Task to carry out — Include in the output only the lines from the opening of the records through the line containing "plt.rcParams['font.family'] = ['Liberation", each printed exactly; pictures are omitted.

--- START OF The input ---

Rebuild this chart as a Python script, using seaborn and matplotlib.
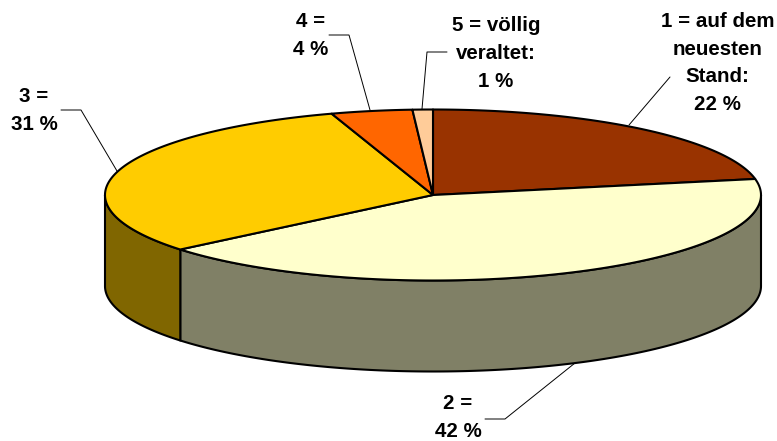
import numpy as np
import matplotlib
matplotlib.use('Agg')
import matplotlib.pyplot as plt
import seaborn as sns

labels = ['1 = auf dem\nneuesten\nStand:\n22 %', '2 =\n42 %', '3 =\n31 %', '4 =\n4 %', '5 = völlig\nveraltet:\n1 %']
values = [22, 42, 31, 4, 1]
top_colors = ['#993300', '#FFFFCC', '#FFCC00', '#FF6600', '#FFCC99']
side_colors = ['#4D1A00', '#808066', '#806600', '#803300', '#80664D']

# where the labels and their leader lines sit, in pixels
label_pos = [(717.5, 63), (458, 417.5), (34, 110.5), (311, 35.5), (496, 53.5)]
leaders = [
    [(629, 125), (670, 77)],
    [(575, 363), (505, 419), (485, 419)],
    [(117, 171), (81, 110), (61, 110)],
    [(370, 110), (349, 35), (329, 35)],
    [(422, 109), (427, 52), (447, 52)],
]

# pie geometry
cx, cy = 433, 195
rx, ry = 328, 85.5
depth = 91

sns.set_theme(style='white')
plt.rcParams['font.family'] = ['Liberation Sans', 'DejaVu Sans']

fig, ax = plt.subplots(figsize=(7.77, 4.41), dpi=100)
ax.set_position([0, 0, 1, 1])
ax.set_xlim(0, 777)
ax.set_ylim(441, 0)
ax.axis('off')


def rim(a, b, drop=0):
    # points along the ellipse, angles clockwise from 12 o'clock
    t = np.radians(np.linspace(a, b, 200))
    return cx + rx * np.sin(t), cy - ry * np.cos(t) + drop


edges = np.concatenate([[0], np.cumsum(values)]) / sum(values) * 360

# front wall first, only the part between 90 and 270 degrees shows
for i in range(len(values)):
    a, b = max(edges[i], 90), min(edges[i + 1], 270)
    if a >= b:
        continue
    x1, y1 = rim(a, b)
    x2, y2 = rim(b, a, depth)
    ax.fill(np.r_[x1, x2], np.r_[y1, y2], facecolor=side_colors[i],
            edgecolor='black', linewidth=1.5, joinstyle='round')

# top of the pie
for i in range(len(values)):
    x, y = rim(edges[i], edges[i + 1])
    ax.fill(np.r_[cx, x], np.r_[cy, y], facecolor=top_colors[i],
            edgecolor='black', linewidth=1.5, joinstyle='round')

for pts in leaders:
    xs, ys = zip(*pts)
    ax.plot(xs, ys, color='black', linewidth=0.7)

for lab, (x, y) in zip(labels, label_pos):
    ax.text(x, y, lab, ha='center', va='center', fontsize=14.8,
            fontweight='bold', color='black', linespacing=1.57)

fig.savefig('out.png', dpi=100, facecolor='white')
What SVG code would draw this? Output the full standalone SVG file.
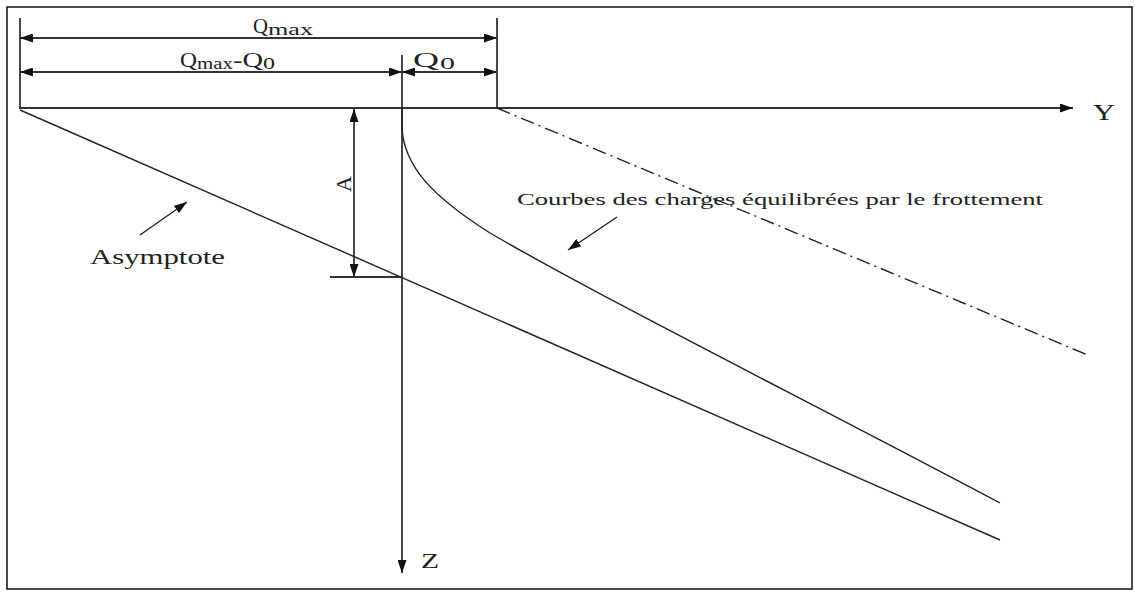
<svg xmlns="http://www.w3.org/2000/svg" width="1135" height="592" viewBox="0 0 1135 592">
<style>
.ln{stroke:#333;stroke-width:1.8;fill:none}
.thin{stroke:#222;stroke-width:1.4;fill:none}
.t{font-family:"Liberation Serif","Times New Roman",serif;fill:#222}
</style>
<defs>
<marker id="ah" viewBox="0 0 13 9" refX="13" refY="4.5" markerWidth="13" markerHeight="9" markerUnits="userSpaceOnUse" orient="auto-start-reverse">
<path d="M0,0 L13,4.5 L0,9 Z" fill="#111"/>
</marker>
</defs>
<rect x="7" y="7" width="1125" height="582" fill="#fff" stroke="#111" stroke-width="1.5"/>
<g id="connectors">
<line class="ln" x1="20" y1="18" x2="20" y2="108"/>
<line class="ln" x1="497" y1="18" x2="497" y2="108"/>
<line class="ln" x1="20" y1="38" x2="497" y2="38" marker-start="url(#ah)" marker-end="url(#ah)"/>
<line class="ln" x1="20" y1="72" x2="402" y2="72" marker-start="url(#ah)" marker-end="url(#ah)"/>
<line class="ln" x1="402" y1="72" x2="497" y2="72" marker-start="url(#ah)" marker-end="url(#ah)"/>
<line class="ln" x1="19" y1="108" x2="1073" y2="108" marker-end="url(#ah)"/>
<line class="ln" x1="402" y1="55" x2="402" y2="573" marker-end="url(#ah)"/>
<line class="ln" x1="354" y1="109" x2="354" y2="277" marker-start="url(#ah)" marker-end="url(#ah)"/>
<line class="ln" x1="330" y1="277" x2="402" y2="277"/>
<line class="thin" x1="20" y1="110" x2="1000" y2="540"/>
<path class="thin" d="M402,108 L402,128 C404,165 430,195 490,233 C600,297 800,397 1000,503"/>
<line class="thin" x1="497" y1="108" x2="1090" y2="356" stroke-dasharray="14 5 2 5"/>
<line class="thin" x1="140" y1="235" x2="187" y2="202" marker-end="url(#ah)"/>
<line class="thin" x1="617" y1="217" x2="568" y2="250" marker-end="url(#ah)"/>
</g>
<g id="labels">
<text class="t" x="253" y="33" font-size="22" textLength="15" lengthAdjust="spacingAndGlyphs">Q</text>
<text class="t" x="268" y="35" font-size="16" textLength="45" lengthAdjust="spacingAndGlyphs">max</text>
<text class="t" x="180" y="67" font-size="22" textLength="17" lengthAdjust="spacingAndGlyphs">Q</text>
<text class="t" x="197" y="69" font-size="16" textLength="36" lengthAdjust="spacingAndGlyphs">max</text>
<text class="t" x="233" y="67" font-size="22" textLength="30" lengthAdjust="spacingAndGlyphs">-Q</text>
<text class="t" x="263" y="69" font-size="16" textLength="12" lengthAdjust="spacingAndGlyphs">0</text>
<text class="t" x="413" y="67" font-size="22" textLength="26" lengthAdjust="spacingAndGlyphs">Q</text>
<text class="t" x="440" y="69" font-size="16" textLength="15" lengthAdjust="spacingAndGlyphs">0</text>
<text class="t" x="1093" y="120" font-size="23" textLength="22" lengthAdjust="spacingAndGlyphs">Y</text>
<text class="t" x="421" y="568" font-size="22" textLength="18" lengthAdjust="spacingAndGlyphs">Z</text>
<text class="t" x="351" y="184" font-size="22" text-anchor="middle" transform="rotate(-90 351 184)">A</text>
<text class="t" x="90" y="264" font-size="21" textLength="135" lengthAdjust="spacingAndGlyphs">Asymptote</text>
<text class="t" x="517" y="205" font-size="17" textLength="526" lengthAdjust="spacingAndGlyphs">Courbes des charges équilibrées par le frottement</text>
</g>
</svg>
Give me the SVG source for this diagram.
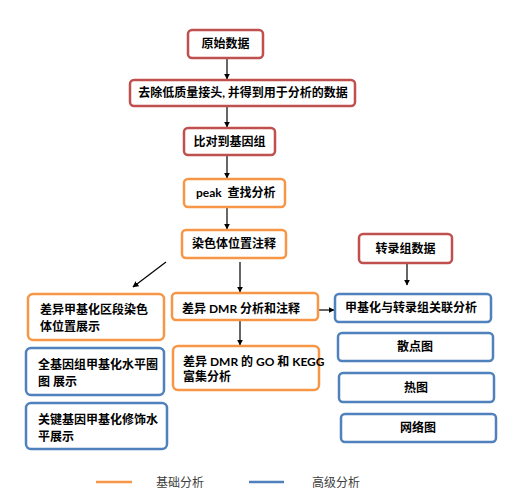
<svg xmlns="http://www.w3.org/2000/svg" width="505" height="499" viewBox="0 0 505 499">
<style>
.box{fill:#fff;stroke-width:2.5}
.red{stroke:#c0504d}
.org{stroke:#f79646}
.blu{stroke:#4f81bd}
text{font-family:"Lato","Noto Sans CJK SC",sans-serif;font-size:12px;font-weight:bold;fill:#000}
.c{text-anchor:middle}
.lg{font-weight:normal;font-size:12px;fill:#404040}
.ar{stroke:#000;stroke-width:1.2;fill:none;marker-end:url(#ah)}
</style>
<defs>
<marker id="ah" viewBox="0 0 10 10" refX="9" refY="5" markerWidth="6" markerHeight="6" orient="auto" markerUnits="userSpaceOnUse">
<path d="M0,0 L10,5 L0,10 z" fill="#000"/>
</marker>
</defs>
<rect width="505" height="499" fill="#fff"/>
<g id="connectors">
<line class="ar" x1="227" y1="59" x2="227" y2="79"/>
<line class="ar" x1="227" y1="107" x2="227" y2="127"/>
<line class="ar" x1="227" y1="156" x2="227" y2="178"/>
<line class="ar" x1="227" y1="208" x2="227" y2="229"/>
<line class="ar" x1="166" y1="262" x2="133" y2="287"/>
<line class="ar" x1="240" y1="262" x2="240" y2="292"/>
<line class="ar" x1="240" y1="321" x2="240" y2="345"/>
<line class="ar" x1="318" y1="310" x2="334" y2="310"/>
<line class="ar" x1="407" y1="264" x2="407" y2="285"/>
</g>
<g id="n1"><rect class="box red" x="188" y="30" width="75" height="28" rx="4"/><text class="c" x="225.5" y="48">原始数据</text></g>
<g id="n2"><rect class="box red" x="130" y="80" width="225" height="26" rx="4"/><text class="c" x="243" y="97">去除低质量接头, 并得到用于分析的数据</text></g>
<g id="n3"><rect class="box red" x="184" y="128" width="91" height="27" rx="4"/><text class="c" x="229.5" y="146">比对到基因组</text></g>
<g id="n4"><rect class="box org" x="184" y="179" width="101" height="28" rx="4"/><text x="196" y="197">peak &#160;查找分析</text></g>
<g id="n5"><rect class="box org" x="182" y="230" width="104" height="28" rx="4"/><text class="c" x="234" y="248">染色体位置注释</text></g>
<g id="n6"><rect class="box org" x="28" y="294" width="136" height="46" rx="5"/><text x="40" y="314">差异甲基化区段染色</text><text x="40" y="331">体位置展示</text></g>
<g id="n7"><rect class="box blu" x="26" y="348" width="138" height="47" rx="5"/><text x="38" y="369">全基因组甲基化水平圈</text><text x="38" y="386">图 展示</text></g>
<g id="n8"><rect class="box blu" x="26" y="403" width="141" height="46" rx="5"/><text x="38" y="424">关键基因甲基化修饰水</text><text x="38" y="441">平展示</text></g>
<g id="n9"><rect class="box org" x="172" y="293" width="146" height="27" rx="4"/><text x="182" y="313">差异 DMR 分析和注释</text></g>
<g id="n10"><rect class="box org" x="173" y="346" width="146" height="44" rx="5"/><text x="183" y="366">差异 DMR 的 GO 和 KEGG</text><text x="183" y="381">富集分析</text></g>
<g id="n11"><rect class="box red" x="359" y="234" width="93" height="29" rx="4"/><text class="c" x="405.5" y="253">转录组数据</text></g>
<g id="n12"><rect class="box blu" x="335" y="294" width="156" height="28" rx="4"/><text class="c" x="411" y="312">甲基化与转录组关联分析</text></g>
<g id="n13"><rect class="box blu" x="338" y="333" width="155" height="28" rx="4"/><text class="c" x="415" y="351">散点图</text></g>
<g id="n14"><rect class="box blu" x="339" y="373" width="155" height="29" rx="4"/><text class="c" x="416" y="392">热图</text></g>
<g id="n15"><rect class="box blu" x="341" y="414" width="155" height="28" rx="4"/><text class="c" x="418" y="432">网络图</text></g>
<g id="legend">
<line x1="96" y1="482" x2="132" y2="482" stroke="#f79646" stroke-width="2.5"/>
<text class="lg" x="156" y="487">基础分析</text>
<line x1="249" y1="482" x2="284" y2="482" stroke="#4f81bd" stroke-width="2.5"/>
<text class="lg" x="312" y="487">高级分析</text>
</g>
</svg>
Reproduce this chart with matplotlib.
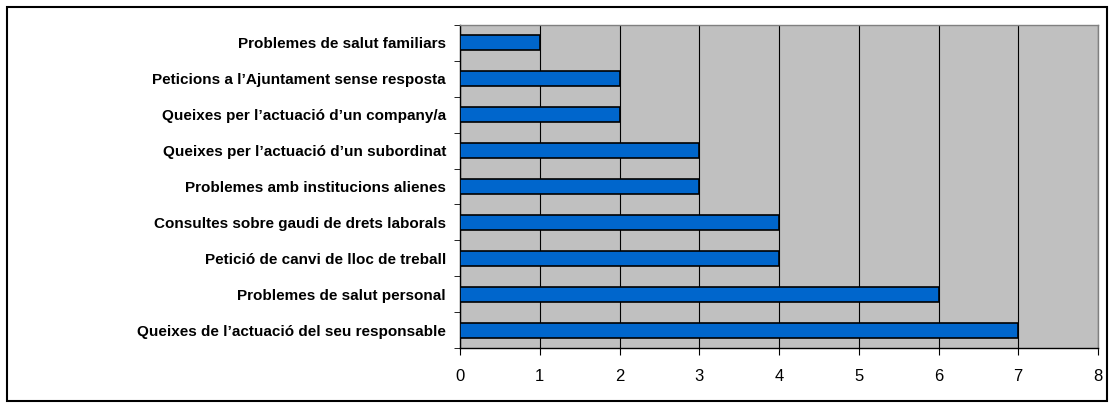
import matplotlib
matplotlib.use("Agg")
import matplotlib.pyplot as plt
from matplotlib.patches import Rectangle

# categories from bottom to top, as drawn
categories = [
    "Queixes de l\u2019actuació del seu responsable",
    "Problemes de salut personal",
    "Petició de canvi de lloc de treball",
    "Consultes sobre gaudi de drets laborals",
    "Problemes amb institucions alienes",
    "Queixes per l\u2019actuació d\u2019un subordinat",
    "Queixes per l\u2019actuació d\u2019un company/a",
    "Peticions a l\u2019Ajuntament sense resposta",
    "Problemes de salut familiars",
]
values = [7, 6, 4, 4, 3, 3, 2, 2, 1]
xticks = [0, 1, 2, 3, 4, 5, 6, 7, 8]

plt.rcParams["font.family"] = ["Liberation Sans", "DejaVu Sans"]

W, H = 1114, 408
fig = plt.figure(figsize=(W / 100, H / 100), dpi=100)
fig.patch.set_facecolor("white")
ax = fig.add_axes([460 / W, 1 - 348 / H, 638 / W, 323 / H])
ax.set_facecolor("#C0C0C0")

ypos = list(range(len(categories)))
ax.barh(ypos, values, height=0.42, color="#0066CC", edgecolor="black",
        linewidth=1.2, zorder=3)

ax.set_xlim(0, 8)
ax.set_ylim(-0.5, len(categories) - 0.5)
ax.set_xticks(xticks)
ax.set_xticklabels([str(t) for t in xticks], fontsize=12)
ax.set_yticks(ypos)
ax.set_yticklabels(categories, fontsize=11, fontweight="bold")
ax.tick_params(axis="y", length=0, pad=10)
ax.set_yticks([y - 0.5 for y in ypos] + [len(categories) - 0.5], minor=True)
ax.tick_params(axis="y", which="minor", length=4, direction="out", color="black")
ax.tick_params(axis="x", length=5, direction="out", color="black", pad=10)

ax.grid(axis="x", color="black", linewidth=0.8, zorder=1)
ax.set_axisbelow(True)

for side in ["top", "right"]:
    ax.spines[side].set_color("#808080")
    ax.spines[side].set_linewidth(1)
for side in ["left", "bottom"]:
    ax.spines[side].set_color("black")
    ax.spines[side].set_linewidth(1)

# outer chart frame
fig.patches.append(Rectangle((7 / W, 1 - 401 / H), 1100 / W, 394 / H,
                             transform=fig.transFigure, fill=False,
                             edgecolor="black", linewidth=1.5))

fig.savefig("out.png", dpi=100)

--- END OF The input ---

Full answer —
Rebuild this chart as a Python script, using seaborn and matplotlib.
import numpy as np
import matplotlib
matplotlib.use('Agg')
import matplotlib.pyplot as plt
import seaborn as sns

labels = ['1 = auf dem\nneuesten\nStand:\n22 %', '2 =\n42 %', '3 =\n31 %', '4 =\n4 %', '5 = völlig\nveraltet:\n1 %']
values = [22, 42, 31, 4, 1]
top_colors = ['#993300', '#FFFFCC', '#FFCC00', '#FF6600', '#FFCC99']
side_colors = ['#4D1A00', '#808066', '#806600', '#803300', '#80664D']

# where the labels and their leader lines sit, in pixels
label_pos = [(717.5, 63), (458, 417.5), (34, 110.5), (311, 35.5), (496, 53.5)]
leaders = [
    [(629, 125), (670, 77)],
    [(575, 363), (505, 419), (485, 419)],
    [(117, 171), (81, 110), (61, 110)],
    [(370, 110), (349, 35), (329, 35)],
    [(422, 109), (427, 52), (447, 52)],
]

# pie geometry
cx, cy = 433, 195
rx, ry = 328, 85.5
depth = 91

sns.set_theme(style='white')
plt.rcParams['font.family'] = ['Liberation Sans', 'DejaVu Sans']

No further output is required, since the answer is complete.